Durante este curso de semipresencialidad, he empezado a utilizar un Paint para sustituir a la pizarra ante las quejas de que nuestra cámara a veces ofrecía una imagen pixelada en la pantalla de sus ordenadores mientras están en casa. Comprobé con estupor que el alumnado presente en la sesión atiende mucho más cuando se proyecta un Paint en el aula que cuando se usa la pizarra de toda la vida; no importa que el uso que se le dé a esa aplicación sea exactamente el mismo que el que se le da a la tiza. Hasta ahí llega su fascinación por la luminosidad de la pantalla. Como urracas.

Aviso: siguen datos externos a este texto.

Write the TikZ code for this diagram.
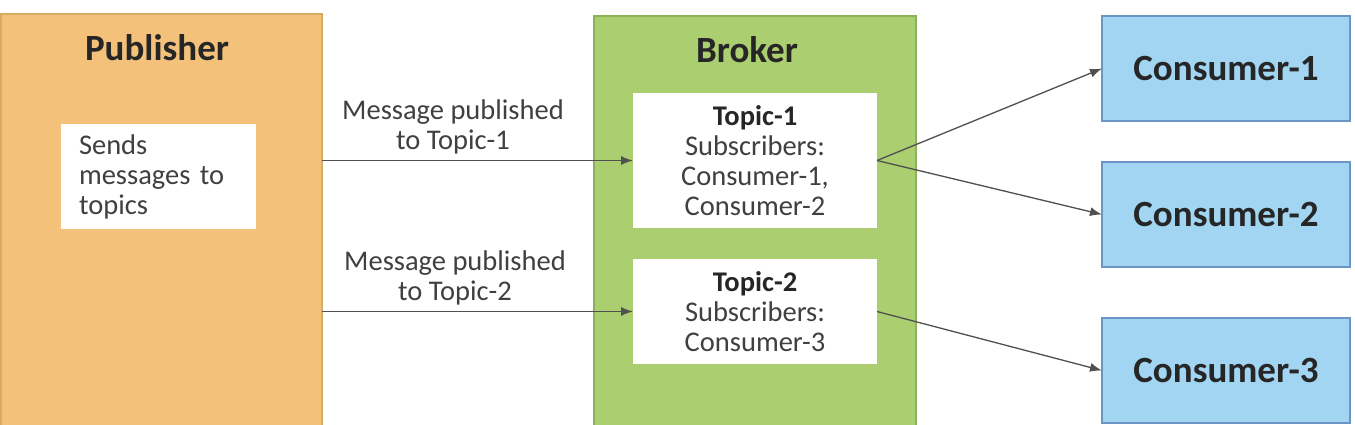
\documentclass[tikz,border=0pt]{standalone}
\usepackage{fontspec}
\setmainfont{Carlito}
\usetikzlibrary{arrows.meta}
\definecolor{pubfill}{RGB}{243,193,122}
\definecolor{publine}{RGB}{214,172,96}
\definecolor{brkfill}{RGB}{170,206,112}
\definecolor{brkline}{RGB}{138,178,88}
\definecolor{confill}{RGB}{161,213,242}
\definecolor{conline}{RGB}{108,148,196}
\definecolor{txtdark}{RGB}{38,38,38}
\definecolor{txtreg}{RGB}{64,64,64}
\definecolor{arrcol}{RGB}{80,80,80}
\begin{document}
\begin{tikzpicture}[x=1pt,y=-1pt,
  box/.style={inner sep=0pt, outer sep=0pt, line width=1.5pt},
  pubbox/.style={box, draw=publine, fill=pubfill, anchor=north west},
  brkbox/.style={box, draw=brkline, fill=brkfill, anchor=north west},
  whitebox/.style={box, fill=white, font=\fontsize{28.5}{30}\selectfont, text=txtreg},
  conbox/.style={box, draw=conline, fill=confill, minimum width=248pt, minimum height=105pt,
    font=\fontsize{37}{40}\selectfont\bfseries, text=txtdark},
  titletext/.style={inner sep=0pt, font=\fontsize{37}{40}\selectfont\bfseries, text=txtdark},
  lbl/.style={inner sep=0pt, align=center, font=\fontsize{28.5}{30}\selectfont, text=txtreg},
  arr/.style={draw=arrcol, line width=1.3pt, -{Latex[length=12pt,width=9pt]}}
]
\useasboundingbox (0,0) rectangle (1355,425);
\clip (0,0) rectangle (1355,425);
\fill[white] (0,0) rectangle (1355,425);

% Publisher
\node[pubbox, minimum width=321pt, minimum height=430pt] (pub) at (1,14) {};
\node[titletext] (pubtitle) at (157,48) {Publisher};
\node[whitebox, minimum width=195pt, minimum height=105pt, text width=159pt,
  inner xsep=18pt, align=left] (sends) at (158.5,176.5) {Sends\\messages to\\topics};

% Broker
\node[brkbox, minimum width=322pt, minimum height=430pt] (brk) at (594,16) {};
\node[titletext] (brktitle) at (747,50) {Broker};
\node[whitebox, minimum width=244pt, minimum height=135pt, align=center] (t1) at (755,160.5)
  {\textbf{\color{txtdark}Topic-1}\\Subscribers:\\Consumer-1,\\Consumer-2};
\node[whitebox, minimum width=244pt, minimum height=105pt, align=center] (t2) at (755,311.5)
  {\textbf{\color{txtdark}Topic-2}\\Subscribers:\\Consumer-3};

% Consumers
\node[conbox] (c1) at (1226,68.5) {Consumer-1};
\node[conbox] (c2) at (1226,214.5) {Consumer-2};
\node[conbox] (c3) at (1226,370.5) {Consumer-3};

% Arrow labels
\node[lbl] (l1) at (453,127) {Message published\\to Topic-1};
\node[lbl] (l2) at (455,278) {Message published\\to Topic-2};

% Connectors
\draw[arr] (pub.east |- t1.west) -- (t1.west);
\draw[arr] (pub.east |- t2.west) -- (t2.west);
\draw[arr] (t1.east) -- (c1.west);
\draw[arr] (t1.east) -- (c2.west);
\draw[arr] (t2.east) -- (c3.west);
\end{tikzpicture}
\end{document}
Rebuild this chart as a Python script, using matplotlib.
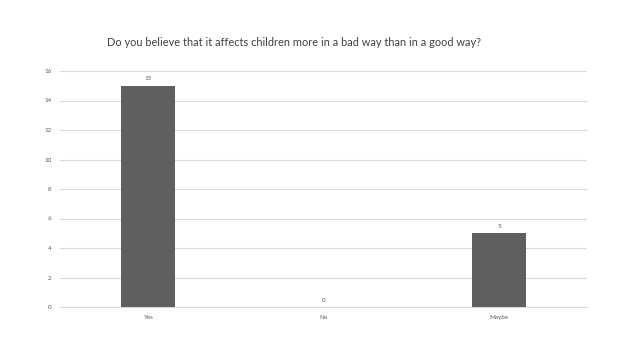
import matplotlib
matplotlib.use("Agg")
import matplotlib.pyplot as plt

categories = ["Yes", "No", "Maybe"]
values = [15, 0, 5]
yticks = [0, 2, 4, 6, 8, 10, 12, 14, 16]
title = "Do you believe that it affects children more in a bad way than in a good way?"

plt.rcParams['font.family'] = ['Lato', 'DejaVu Sans']

fig = plt.figure(figsize=(6.38, 3.59), dpi=100)
ax = fig.add_axes([60/638, 1-307/359, (587-60)/638, (307-71)/359])

x = list(range(len(categories)))
bars = ax.bar(x, values, width=0.31, color="#5f5f5f", zorder=3)
for xi, v in zip(x, values):
    ax.text(xi, v + 0.3, str(v), ha="center", va="bottom", fontsize=4.5, color="#595959")

ax.set_xlim(-0.5, len(categories) - 0.5)
ax.set_ylim(0, 16)
ax.set_yticks(yticks)
ax.set_yticklabels([str(t) for t in yticks], fontsize=4.5, color="#595959")
ax.set_xticks(x)
ax.set_xticklabels(categories, fontsize=4.5, color="#595959")
ax.tick_params(axis="both", length=0, pad=6)
ax.yaxis.grid(True, color="#d9d9d9", linewidth=0.8, zorder=0)
for s in ["top", "right", "left"]:
    ax.spines[s].set_visible(False)
ax.spines["bottom"].set_color("#d9d9d9")
ax.spines["bottom"].set_linewidth(0.8)

fig.text(294/638, 1-43/359, title, ha="center", va="center", fontsize=7.9, color="#404040")

fig.savefig("out.png", dpi=100)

Con frecuencia, en esos momentos, suelo arrancarme con uno de mis discursos iluminadores, aunque sospecho que el habitual mutismo del auditorio responde a la misma incomprensión que manifiestan ante una metáfora. El discurso suele comenzar con la anécdota del capítulo de los Simpson. Y lo que reconoce Bart es peligrosísimo, porque admite la incapacidad de imaginar, es decir, de construir con imágenes algo que no se ha visto, que no se ha experimentado nunca. Les explico que imaginar abre todas las puertas. Creo que tienen miedo, porque imaginar es cuestionar las escasísimas certezas de las que disponen; salir de cuarto-madriguera (en general, mi alumnado dispone de habitación propia, con todo lo que creen necesitar a mano). Efectivamente, imaginar es abrir las puertas de ese cuarto propio, tras las cuales espera algo desconocido. Esa incapacidad, les digo, conduce irremisiblemente al conformismo. Al «es lo que hay, profe», que tanto me espanta. ¿Cómo que «es lo que hay»? Y sí: es peligrosísimo no ser capaces de imaginar; sucumbir a esa adoración por la imagen resuelta, porque se acepta como la única posibilidad, como la única imagen posible, como la verdad absoluta. Lejos de asimilar información de aquí y de allá, que les permita interpretar, construir su propio ideal, su propio conocimiento, o lo que es lo mismo, elegir, se asume como un hecho que lo que hay (es decir: lo que alguien les pone delante de las narices) es lo único que puede haber. Sin recurrir a la imaginación, es imposible enfrentar la injusticia, las desigualdades, la violencia. Sin imaginar otra forma de hacer las cosas, el resultado es la frustración, el conformismo o, lo que es peor, la sumisión y el sálvese quien pueda. Y cada una de estas criaturas cree, porque ha sido bombardeada con ese mensaje desde las pantallas Disney, que podrá salvarse, que basta con desear las cosas muy fuerte para que todo vaya bien. No imagina que pueda ser de otro modo, ni siquiera para ella misma.